ITEMS ::
━━━━
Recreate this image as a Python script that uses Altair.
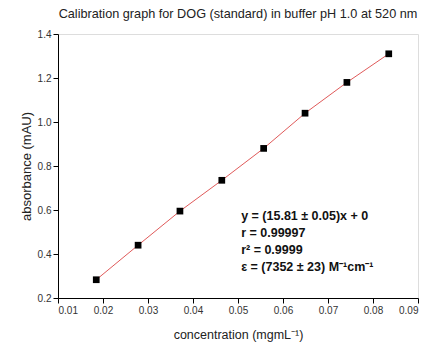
import altair as alt
import pandas as pd

conc = [0.0185, 0.0278, 0.0371, 0.0464, 0.0557, 0.0649, 0.0742, 0.0835]
absb = [0.283, 0.440, 0.595, 0.735, 0.880, 1.040, 1.180, 1.310]

ann_lines = ["y = (15.81 ± 0.05)x + 0", "r = 0.99997", "r² = 0.9999", "ε = (7352 ± 23) M⁻¹cm⁻¹"]
ann_x = [0.0507]
ann_y = [0.575]

x_ticks = [round(0.01 + 0.005 * i, 3) for i in range(17)]
y_ticks = [round(0.2 + 0.1 * i, 1) for i in range(13)]

df = pd.DataFrame({"c": conc, "a": absb})
ann = pd.DataFrame({"x": ann_x, "y": ann_y, "t": ["\n".join(ann_lines)]})

FONT = "Liberation Sans"

xaxis = alt.Axis(
    title="concentration (mgmL⁻¹)", values=x_ticks, grid=False,
    labelExpr="round(datum.value*1000)%10==0 ? format(datum.value,'.2f') : ''",
    tickSize={"condition": {"test": "round(datum.value*1000)%10==0", "value": 5}, "value": 3},
    domainColor="#000", tickColor="#000", labelColor="#333", labelFontSize=10,
    titleFontSize=12.5, titleFontWeight="normal", titleColor="#222", titlePadding=13,
    labelFont=FONT, titleFont=FONT, labelPadding=2,
)
yaxis = alt.Axis(
    title="absorbance (mAU)", values=y_ticks, grid=False,
    labelExpr="round(datum.value*10)%2==0 ? format(datum.value,'.1f') : ''",
    tickSize={"condition": {"test": "round(datum.value*10)%2==0", "value": 5}, "value": 3},
    domainColor="#000", tickColor="#000", labelColor="#333", labelFontSize=10,
    titleFontSize=13, titleFontWeight="normal", titleColor="#222", titlePadding=4,
    labelFont=FONT, titleFont=FONT, labelPadding=2,
)

xs = alt.Scale(domain=[0.01, 0.09], nice=False, zero=False)
ys = alt.Scale(domain=[0.2, 1.4], nice=False, zero=False)

base = alt.Chart(df)
line = base.mark_line(color="#e05a5a", strokeWidth=1).encode(
    x=alt.X("c:Q", scale=xs, axis=xaxis), y=alt.Y("a:Q", scale=ys, axis=yaxis)
)
pts = base.mark_square(color="#000", size=45, opacity=1).encode(
    x=alt.X("c:Q", scale=xs), y=alt.Y("a:Q", scale=ys)
)
txt = alt.Chart(ann).mark_text(
    align="left", baseline="middle", font=FONT, fontSize=12.5, fontWeight="bold",
    lineHeight=17, color="#111", lineBreak="\n"
).encode(x=alt.X("x:Q", scale=xs), y=alt.Y("y:Q", scale=ys), text="t:N")

chart = alt.layer(line, pts, txt).properties(
    width=360, height=264,
    title=alt.TitleParams("Calibration graph for DOG (standard) in buffer pH 1.0 at 520 nm",
                          font=FONT, fontSize=12.7, fontWeight="normal", color="#222", offset=8),
    autosize=alt.AutoSizeParams(type="none"),
    padding={"left": 58, "top": 34, "right": 12, "bottom": 51},
).configure_view(stroke=None).configure(background="white")

chart.save("out.html", embed_options={"renderer": "svg", "actions": False})
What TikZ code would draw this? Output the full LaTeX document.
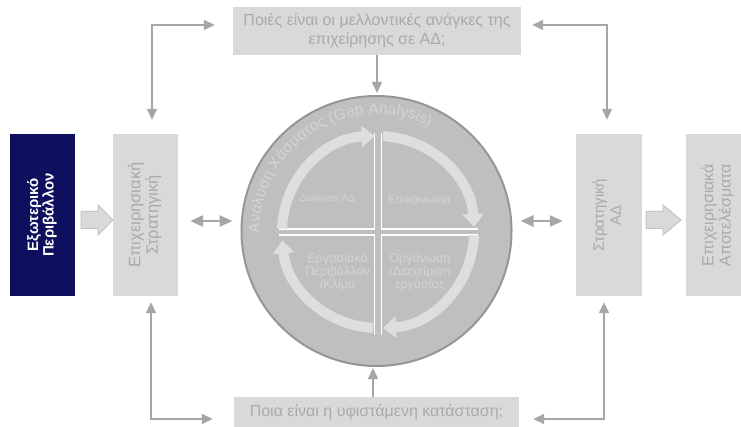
\documentclass[tikz,border=0pt]{standalone}
\usepackage{fontspec}
\setmainfont{Liberation Sans}
\usetikzlibrary{arrows.meta,calc,decorations.text}

\definecolor{navy}{RGB}{14,16,94}
\definecolor{boxgray}{RGB}{217,217,217}
\definecolor{boxtext}{RGB}{170,170,170}
\definecolor{linkgray}{RGB}{166,166,166}
\definecolor{discfill}{RGB}{191,191,191}
\definecolor{discedge}{RGB}{150,150,150}
\definecolor{cyclegray}{RGB}{222,222,222}
\definecolor{innertext}{RGB}{212,212,212}
\definecolor{blockedge}{RGB}{196,196,196}

\newcommand\panelfont{\fontsize{16}{17}\selectfont}
\newcommand\uprot[1]{\rotatebox{90}{\begin{tabular}{@{}c@{}}#1\end{tabular}}}

\tikzset{
  linktip/.tip={Triangle[length=11pt,width=10pt]},
  dbltip/.tip={Triangle[length=13pt,width=11pt]}
}

\begin{document}
\begin{tikzpicture}[x=1pt,y=1pt,
  panel/.style={rectangle, fill=boxgray, inner sep=0pt, text=boxtext, font=\panelfont},
  tallpanel/.style={panel, minimum width=65pt, minimum height=162pt},
  link/.style={draw=linkgray, line width=1.5pt, -linktip},
  linkboth/.style={draw=linkgray, line width=1.5pt, linktip-linktip},
  dbl/.style={draw=linkgray, line width=2.5pt, dbltip-dbltip},
  block/.style={fill=boxgray, draw=blockedge, line width=1pt},
  cyclearrow/.style={draw=cyclegray, line width=10pt,
    -{Triangle[length=13pt,width=21pt]}},
  cross/.style={draw=white, line width=1.5pt},
  innerlabel/.style={text=innertext, font=\fontsize{12.5}{13}\selectfont,
    align=center, inner sep=0pt}
]
\useasboundingbox (0,0) rectangle (741,426);
\fill[white] (0,0) rectangle (741,426);

% side panels
\node[tallpanel, fill=navy, text=white, font=\bfseries\fontsize{15}{14}\selectfont]
  (ext) at (42.5,211) {\uprot{Εξωτερικό\\Περιβάλλον}};
\node[tallpanel, font=\fontsize{16.5}{17}\selectfont] (strat) at (145.5,211)
  {\uprot{Επιχειρησιακή\\Στρατηγική}};
\node[tallpanel, minimum width=66pt, font=\fontsize{15}{17}\selectfont] (hrstrat)
  at (609,211) {\uprot{Στρατηγική\\ΑΔ}};
\node[tallpanel] (results) at (718.5,211) {\uprot{Επιχειρησιακά\\Αποτελέσματα}};

% question panels
\node[panel, minimum width=288pt, minimum height=48pt, align=center,
  font=\fontsize{16}{19}\selectfont] (future) at (377,395)
  {Ποιές είναι οι μελλοντικές ανάγκες της\\επιχείρησης σε ΑΔ;};
\node[panel, minimum width=285pt, minimum height=30pt] (current) at (376.5,14)
  {Ποια είναι η υφιστάμενη κατάσταση;};

% block arrows
\filldraw[block] (81,214.5) -- (98,214.5) -- (98,221) -- (113,206) -- (98,191)
  -- (98,197.5) -- (81,197.5) -- cycle;
\filldraw[block] (646,214.5) -- (663,214.5) -- (663,221) -- (681,206) -- (663,191)
  -- (663,197.5) -- (646,197.5) -- cycle;

% gap analysis disc
\node[circle, minimum size=270pt, inner sep=0pt, fill=discfill, draw=discedge,
  line width=2pt] (disc) at (376.5,195) {};
\coordinate (hub) at (378,194);

% quadrant borders
\draw[cross] (374.5,293) -- (374.5,197) -- (279,197);
\draw[cross] (381.5,293) -- (381.5,197) -- (478,197);
\draw[cross] (374.5,91) -- (374.5,191) -- (279,191);
\draw[cross] (381.5,91) -- (381.5,191) -- (478,191);

% cycle arrows
\draw[cyclearrow] ($(hub)+(178:96)$) arc[start angle=178, end angle=92, radius=96];
\draw[cyclearrow] ($(hub)+(87:96)$) arc[start angle=87, end angle=3, radius=96];
\draw[cyclearrow] ($(hub)+(-2:96)$) arc[start angle=-2, end angle=-87, radius=96];
\draw[cyclearrow] ($(hub)+(-93:96)$) arc[start angle=-93, end angle=-175, radius=96];

% quadrant labels
\node[innerlabel, font=\fontsize{10}{12}\selectfont] (mgmt) at (327.5,227) {Διοίκηση ΑΔ};
\node[innerlabel, font=\fontsize{11.5}{12}\selectfont] (comm) at (419,227) {Επικοινωνία};
\node[innerlabel] (climate) at (337.5,154) {Εργασιακό\\Περιβάλλον\\/Κλίμα};
\node[innerlabel] (work) at (420,154) {Οργάνωση\\/Διαχείριση\\εργασίας};

% curved title
\path[decorate, decoration={text along path,
    text={|\fontsize{15.5}{15}\selectfont\color{innertext}|Ανάλυση Χάσματος (Gap Analysis)},
    text align=left}]
  ($(disc.center)+(181:117)$) arc[start angle=181, end angle=40, radius=117];

% connectors
\draw[link] (future.south) -- ([yshift=2pt]future.south |- disc.north);
\draw[link] ([xshift=-3.5pt]current.north) -- ([xshift=-3.5pt,yshift=-1pt]current.north |- disc.south);
\draw[dbl] ([shift={(12pt,-6pt)}]strat.east) -- ([shift={(-8pt,10pt)}]disc.west);
\draw[dbl] ([shift={(8pt,10pt)}]disc.east) -- ([shift={(-13pt,-6pt)}]hrstrat.west);

\coordinate (tlc) at (152,401);
\coordinate (trc) at (607,401);
\coordinate (blc) at (151,7);
\coordinate (brc) at (604,7);
\draw[linkboth, shorten <=18pt, shorten >=14pt]
  (future.west |- tlc) -- (tlc) -- (tlc |- strat.north);
\draw[linkboth, shorten <=11pt, shorten >=14pt]
  (future.east |- trc) -- (trc) -- (trc |- hrstrat.north);
\draw[linkboth, shorten <=6pt, shorten >=21pt]
  (blc |- strat.south) -- (blc) -- (current.west |- blc);
\draw[linkboth, shorten <=6pt, shorten >=14pt]
  (brc |- hrstrat.south) -- (brc) -- (current.east |- brc);
\end{tikzpicture}
\end{document}
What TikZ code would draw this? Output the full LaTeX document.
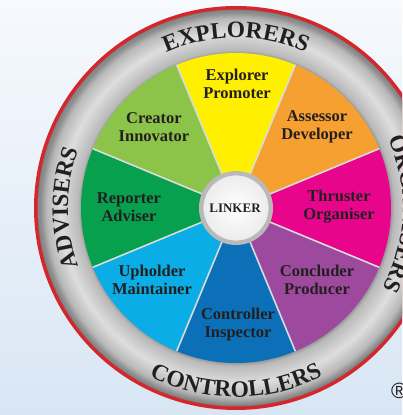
━━━━
TASK DETAILS ::
Repeat the listing above from its first line through the line that contains "absb = [0.283, 0.440, 0.595, 0.735, 0.880, 1.040, 1.180, 1.310]", both included, and nothing more. Drop the pictures.

REPLY ::
Recreate this image as a Python script that uses Altair.
import altair as alt
import pandas as pd

conc = [0.0185, 0.0278, 0.0371, 0.0464, 0.0557, 0.0649, 0.0742, 0.0835]
absb = [0.283, 0.440, 0.595, 0.735, 0.880, 1.040, 1.180, 1.310]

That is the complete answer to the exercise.